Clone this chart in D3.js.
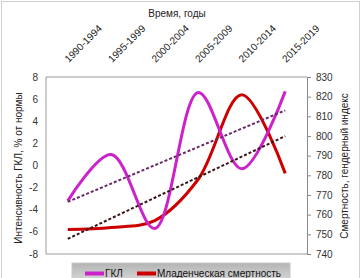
<!DOCTYPE html>
<html><head><meta charset="utf-8">
<script src="https://cdn.jsdelivr.net/npm/d3@7"></script>
<style>
html,body{margin:0;padding:0;background:#fff;}
svg{display:block;font-family:"Liberation Sans",Arial,sans-serif;}
</style></head><body>
<svg id="c" width="362" height="278"></svg>
<script>
const categories = ["1990-1994","1995-1999","2000-2004","2005-2009","2010-2014","2015-2019"];
const gklValues = [-3.2, 1.0, -5.7, 6.6, -0.3, 6.7];
const mortalityValues = [752.5, 753.5, 757, 778, 821, 781];
const leftTicks = [-8,-6,-4,-2,0,2,4,6,8];
const rightTicks = [740,750,760,770,780,790,800,810,820,830];
const seriesNames = ["ГКЛ","Младенческая смертность"];
const xTitle = "Время, годы";
const yLeftTitle = "Интенсивность ГКЛ, % от нормы";
const yRightTitle = "Смертность, гендерный индекс";

const svg = d3.select("#c");
const L = 46, R = 307, T = 77, B = 254;

svg.append("rect").attr("x",1.5).attr("y",1.5).attr("width",358).attr("height",290)
  .attr("fill","none").attr("stroke","#d0d0d0");

const x = d3.scalePoint().domain(categories).range([L, R]).padding(0.5);
const yL = d3.scaleLinear().domain([-8, 8]).range([B, T]);
const yR = d3.scaleLinear().domain([740, 830]).range([B, T]);

svg.append("path").attr("d", `M${R},${T}H${L}V${B}H${R}`).attr("fill","none").attr("stroke","#9a9a9a").attr("stroke-width",1);

svg.append("g").selectAll("text").data(leftTicks).join("text")
  .attr("x", 38).attr("y", d => yL(d)).attr("dy","0.35em").attr("text-anchor","end")
  .attr("font-size", 10).attr("fill","#333").text(d => d);

const rAxis = svg.append("g").attr("transform", `translate(${R},0)`)
  .call(d3.axisRight(yR).tickValues(rightTicks).tickSize(4).tickPadding(5));
rAxis.select(".domain").attr("stroke","#8a8a8a");
rAxis.selectAll(".tick line").attr("stroke","#8a8a8a");
rAxis.selectAll("text").attr("font-size",10).attr("fill","#333").attr("font-family","Liberation Sans, Arial, sans-serif");

svg.append("g").selectAll("text").data(categories).join("text")
  .attr("transform", d => `translate(${x(d)+1},${63}) rotate(-45)`)
  .attr("text-anchor","start").attr("font-size",10).attr("fill","#222")
  .text(d => d);

svg.append("text").attr("x",177).attr("y",17).attr("text-anchor","middle")
  .attr("font-size",10).attr("fill","#222").text(xTitle);
svg.append("text").attr("transform",`translate(22,168) rotate(-90)`).attr("text-anchor","middle")
  .attr("font-size",10).attr("fill","#222").text(yLeftTitle);
svg.append("text").attr("transform",`translate(348,166) rotate(-90)`).attr("text-anchor","middle")
  .attr("font-size",10).attr("fill","#222").text(yRightTitle);

function trend(vals){
  const n = vals.length, xs = d3.range(1,n+1);
  const mx = d3.mean(xs), my = d3.mean(vals);
  const s = d3.sum(xs, (xi,i)=>(xi-mx)*(vals[i]-my)) / d3.sum(xs, xi=>(xi-mx)*(xi-mx));
  return xs.map(xi => my + s*(xi-mx));
}
const gklTrend = trend(gklValues);
const morTrend = trend(mortalityValues);

const lineL = d3.line().x((d,i)=>x(categories[i])).y(d=>yL(d));
const lineR = d3.line().x((d,i)=>x(categories[i])).y(d=>yR(d));
const smoothL = d3.line().x((d,i)=>x(categories[i])).y(d=>yL(d)).curve(d3.curveCatmullRom.alpha(0.5));
const smoothR = d3.line().x((d,i)=>x(categories[i])).y(d=>yR(d)).curve(d3.curveCatmullRom.alpha(0.5));

svg.append("path").attr("d", smoothR(mortalityValues)).attr("fill","none")
  .attr("stroke","#cc0000").attr("stroke-width",3);
svg.append("path").attr("d", smoothL(gklValues)).attr("fill","none")
  .attr("stroke","#cc22cc").attr("stroke-width",3);

svg.append("path").attr("d", lineL(gklTrend)).attr("fill","none")
  .attr("stroke","#6a2a6a").attr("stroke-width",2).attr("stroke-dasharray","3,2");
svg.append("path").attr("d", lineR(morTrend)).attr("fill","none")
  .attr("stroke","#3a1616").attr("stroke-width",2).attr("stroke-dasharray","3,2");

const defs = svg.append("defs");
const g = defs.append("linearGradient").attr("id","lg").attr("x1",0).attr("y1",0).attr("x2",0).attr("y2",1);
g.append("stop").attr("offset","0%").attr("stop-color","#b4b4b4");
g.append("stop").attr("offset","100%").attr("stop-color","#e2e2e2");
svg.append("rect").attr("x",72).attr("y",263).attr("width",218).attr("height",24)
  .attr("fill","url(#lg)").attr("stroke","#c8c8c8");
const legendColors = ["#cc22cc","#cc0000"];
const legendX = [85, 137];
seriesNames.forEach((nm,i)=>{
  svg.append("line").attr("x1",legendX[i]).attr("x2",legendX[i]+19).attr("y1",273.5).attr("y2",273.5)
    .attr("stroke",legendColors[i]).attr("stroke-width",4);
  svg.append("text").attr("x",legendX[i]+20).attr("y",276.5).attr("font-size",10).attr("fill","#111").text(nm);
});
</script>
</body></html>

━━━

Required work>
Write out the data precisely as given, excluding the pictures.

Task solution>
Clone this chart in D3.js.
<!DOCTYPE html>
<html><head><meta charset="utf-8">
<script src="https://cdn.jsdelivr.net/npm/d3@7"></script>
<style>
html,body{margin:0;padding:0;background:#fff;}
svg{display:block;font-family:"Liberation Sans",Arial,sans-serif;}
</style></head><body>
<svg id="c" width="362" height="278"></svg>
<script>
const categories = ["1990-1994","1995-1999","2000-2004","2005-2009","2010-2014","2015-2019"];
const gklValues = [-3.2, 1.0, -5.7, 6.6, -0.3, 6.7];
const mortalityValues = [752.5, 753.5, 757, 778, 821, 781];
const leftTicks = [-8,-6,-4,-2,0,2,4,6,8];
const rightTicks = [740,750,760,770,780,790,800,810,820,830];
const seriesNames = ["ГКЛ","Младенческая смертность"];
const xTitle = "Время, годы";
const yLeftTitle = "Интенсивность ГКЛ, % от нормы";
const yRightTitle = "Смертность, гендерный индекс";

const svg = d3.select("#c");
const L = 46, R = 307, T = 77, B = 254;

svg.append("rect").attr("x",1.5).attr("y",1.5).attr("width",358).attr("height",290)
  .attr("fill","none").attr("stroke","#d0d0d0");

const x = d3.scalePoint().domain(categories).range([L, R]).padding(0.5);
const yL = d3.scaleLinear().domain([-8, 8]).range([B, T]);
const yR = d3.scaleLinear().domain([740, 830]).range([B, T]);

svg.append("path").attr("d", `M${R},${T}H${L}V${B}H${R}`).attr("fill","none").attr("stroke","#9a9a9a").attr("stroke-width",1);

svg.append("g").selectAll("text").data(leftTicks).join("text")
  .attr("x", 38).attr("y", d => yL(d)).attr("dy","0.35em").attr("text-anchor","end")
  .attr("font-size", 10).attr("fill","#333").text(d => d);

const rAxis = svg.append("g").attr("transform", `translate(${R},0)`)
  .call(d3.axisRight(yR).tickValues(rightTicks).tickSize(4).tickPadding(5));
rAxis.select(".domain").attr("stroke","#8a8a8a");
rAxis.selectAll(".tick line").attr("stroke","#8a8a8a");
rAxis.selectAll("text").attr("font-size",10).attr("fill","#333").attr("font-family","Liberation Sans, Arial, sans-serif");

svg.append("g").selectAll("text").data(categories).join("text")
  .attr("transform", d => `translate(${x(d)+1},${63}) rotate(-45)`)
  .attr("text-anchor","start").attr("font-size",10).attr("fill","#222")
  .text(d => d);

svg.append("text").attr("x",177).attr("y",17).attr("text-anchor","middle")
  .attr("font-size",10).attr("fill","#222").text(xTitle);
svg.append("text").attr("transform",`translate(22,168) rotate(-90)`).attr("text-anchor","middle")
  .attr("font-size",10).attr("fill","#222").text(yLeftTitle);
svg.append("text").attr("transform",`translate(348,166) rotate(-90)`).attr("text-anchor","middle")
  .attr("font-size",10).attr("fill","#222").text(yRightTitle);

function trend(vals){
  const n = vals.length, xs = d3.range(1,n+1);
  const mx = d3.mean(xs), my = d3.mean(vals);
  const s = d3.sum(xs, (xi,i)=>(xi-mx)*(vals[i]-my)) / d3.sum(xs, xi=>(xi-mx)*(xi-mx));
  return xs.map(xi => my + s*(xi-mx));
}
const gklTrend = trend(gklValues);
const morTrend = trend(mortalityValues);

const lineL = d3.line().x((d,i)=>x(categories[i])).y(d=>yL(d));
const lineR = d3.line().x((d,i)=>x(categories[i])).y(d=>yR(d));
const smoothL = d3.line().x((d,i)=>x(categories[i])).y(d=>yL(d)).curve(d3.curveCatmullRom.alpha(0.5));
const smoothR = d3.line().x((d,i)=>x(categories[i])).y(d=>yR(d)).curve(d3.curveCatmullRom.alpha(0.5));

svg.append("path").attr("d", smoothR(mortalityValues)).attr("fill","none")
  .attr("stroke","#cc0000").attr("stroke-width",3);
svg.append("path").attr("d", smoothL(gklValues)).attr("fill","none")
  .attr("stroke","#cc22cc").attr("stroke-width",3);

svg.append("path").attr("d", lineL(gklTrend)).attr("fill","none")
  .attr("stroke","#6a2a6a").attr("stroke-width",2).attr("stroke-dasharray","3,2");
svg.append("path").attr("d", lineR(morTrend)).attr("fill","none")
  .attr("stroke","#3a1616").attr("stroke-width",2).attr("stroke-dasharray","3,2");

const defs = svg.append("defs");
const g = defs.append("linearGradient").attr("id","lg").attr("x1",0).attr("y1",0).attr("x2",0).attr("y2",1);
g.append("stop").attr("offset","0%").attr("stop-color","#b4b4b4");
g.append("stop").attr("offset","100%").attr("stop-color","#e2e2e2");
svg.append("rect").attr("x",72).attr("y",263).attr("width",218).attr("height",24)
  .attr("fill","url(#lg)").attr("stroke","#c8c8c8");
const legendColors = ["#cc22cc","#cc0000"];
const legendX = [85, 137];
seriesNames.forEach((nm,i)=>{
  svg.append("line").attr("x1",legendX[i]).attr("x2",legendX[i]+19).attr("y1",273.5).attr("y2",273.5)
    .attr("stroke",legendColors[i]).attr("stroke-width",4);
  svg.append("text").attr("x",legendX[i]+20).attr("y",276.5).attr("font-size",10).attr("fill","#111").text(nm);
});
</script>
</body></html>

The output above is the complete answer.